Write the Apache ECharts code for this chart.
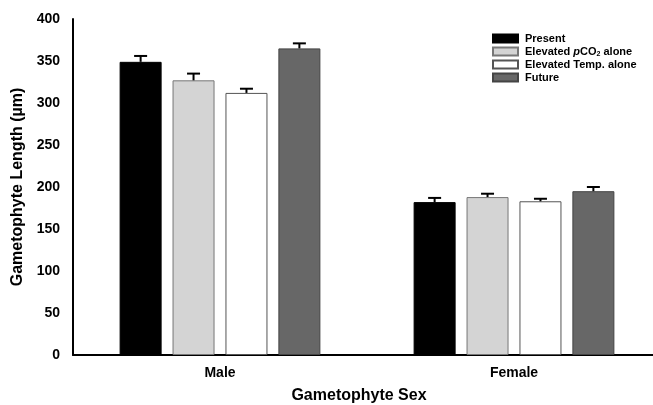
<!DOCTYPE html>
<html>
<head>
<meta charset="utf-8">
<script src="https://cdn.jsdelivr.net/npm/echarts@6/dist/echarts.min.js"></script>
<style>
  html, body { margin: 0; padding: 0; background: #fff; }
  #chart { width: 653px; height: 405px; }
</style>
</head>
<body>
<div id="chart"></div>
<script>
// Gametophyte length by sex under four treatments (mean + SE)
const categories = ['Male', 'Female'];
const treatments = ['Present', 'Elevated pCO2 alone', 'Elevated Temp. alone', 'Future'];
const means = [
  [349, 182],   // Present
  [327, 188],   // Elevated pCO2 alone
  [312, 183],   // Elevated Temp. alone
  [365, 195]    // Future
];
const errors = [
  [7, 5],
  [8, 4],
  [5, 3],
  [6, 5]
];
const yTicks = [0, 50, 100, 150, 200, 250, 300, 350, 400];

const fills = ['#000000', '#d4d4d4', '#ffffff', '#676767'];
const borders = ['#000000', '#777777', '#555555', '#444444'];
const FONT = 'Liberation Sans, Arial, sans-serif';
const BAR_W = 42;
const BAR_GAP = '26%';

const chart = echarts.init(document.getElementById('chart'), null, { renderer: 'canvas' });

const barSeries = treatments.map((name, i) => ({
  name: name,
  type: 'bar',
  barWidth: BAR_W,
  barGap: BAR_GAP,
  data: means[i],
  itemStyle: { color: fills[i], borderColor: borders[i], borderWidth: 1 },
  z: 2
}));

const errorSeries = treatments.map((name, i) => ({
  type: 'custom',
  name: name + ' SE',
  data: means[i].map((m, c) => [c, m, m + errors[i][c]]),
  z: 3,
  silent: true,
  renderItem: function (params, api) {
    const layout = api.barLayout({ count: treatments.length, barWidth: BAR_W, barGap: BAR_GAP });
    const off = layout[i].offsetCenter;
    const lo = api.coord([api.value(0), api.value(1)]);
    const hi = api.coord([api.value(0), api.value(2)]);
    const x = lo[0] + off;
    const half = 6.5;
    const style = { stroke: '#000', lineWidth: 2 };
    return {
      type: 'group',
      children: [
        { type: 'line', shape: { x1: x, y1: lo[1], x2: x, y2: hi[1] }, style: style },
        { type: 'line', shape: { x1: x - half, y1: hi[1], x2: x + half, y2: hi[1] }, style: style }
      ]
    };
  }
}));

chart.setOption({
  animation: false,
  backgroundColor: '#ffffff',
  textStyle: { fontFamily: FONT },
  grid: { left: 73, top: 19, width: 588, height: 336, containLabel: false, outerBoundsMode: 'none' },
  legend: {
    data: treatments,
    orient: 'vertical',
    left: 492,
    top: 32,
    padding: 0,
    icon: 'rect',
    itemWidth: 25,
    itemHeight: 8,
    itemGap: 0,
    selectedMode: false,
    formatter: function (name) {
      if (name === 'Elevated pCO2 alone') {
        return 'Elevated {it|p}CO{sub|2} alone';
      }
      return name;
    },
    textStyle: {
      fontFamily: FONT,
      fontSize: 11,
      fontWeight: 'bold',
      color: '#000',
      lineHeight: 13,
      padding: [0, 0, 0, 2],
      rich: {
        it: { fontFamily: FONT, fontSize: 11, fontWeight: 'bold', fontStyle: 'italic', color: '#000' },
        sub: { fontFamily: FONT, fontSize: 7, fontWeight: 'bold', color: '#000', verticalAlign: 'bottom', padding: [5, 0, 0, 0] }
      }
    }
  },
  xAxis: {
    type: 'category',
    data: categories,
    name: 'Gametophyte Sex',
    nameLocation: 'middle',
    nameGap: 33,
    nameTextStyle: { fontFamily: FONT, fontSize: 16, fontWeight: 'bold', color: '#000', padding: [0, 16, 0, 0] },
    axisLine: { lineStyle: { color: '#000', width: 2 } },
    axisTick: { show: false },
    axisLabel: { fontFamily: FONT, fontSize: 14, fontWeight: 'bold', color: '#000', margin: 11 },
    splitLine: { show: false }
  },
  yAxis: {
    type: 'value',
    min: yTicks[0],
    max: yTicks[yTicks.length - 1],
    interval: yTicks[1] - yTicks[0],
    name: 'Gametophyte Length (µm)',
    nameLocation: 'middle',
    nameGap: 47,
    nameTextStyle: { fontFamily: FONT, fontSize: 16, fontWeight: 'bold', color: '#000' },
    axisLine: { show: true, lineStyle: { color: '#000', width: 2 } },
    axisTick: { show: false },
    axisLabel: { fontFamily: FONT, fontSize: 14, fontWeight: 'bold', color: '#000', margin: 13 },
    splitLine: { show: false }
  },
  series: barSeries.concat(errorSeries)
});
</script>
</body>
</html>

**DIRECTION:** Please extract exactly the lines of the data, from the first through the line containing "300, 350, 400];", and add no pictures to the copy.

**EXERCISE SOLUTION:**
Write the Apache ECharts code for this chart.
<!DOCTYPE html>
<html>
<head>
<meta charset="utf-8">
<script src="https://cdn.jsdelivr.net/npm/echarts@6/dist/echarts.min.js"></script>
<style>
  html, body { margin: 0; padding: 0; background: #fff; }
  #chart { width: 653px; height: 405px; }
</style>
</head>
<body>
<div id="chart"></div>
<script>
// Gametophyte length by sex under four treatments (mean + SE)
const categories = ['Male', 'Female'];
const treatments = ['Present', 'Elevated pCO2 alone', 'Elevated Temp. alone', 'Future'];
const means = [
  [349, 182],   // Present
  [327, 188],   // Elevated pCO2 alone
  [312, 183],   // Elevated Temp. alone
  [365, 195]    // Future
];
const errors = [
  [7, 5],
  [8, 4],
  [5, 3],
  [6, 5]
];
const yTicks = [0, 50, 100, 150, 200, 250, 300, 350, 400];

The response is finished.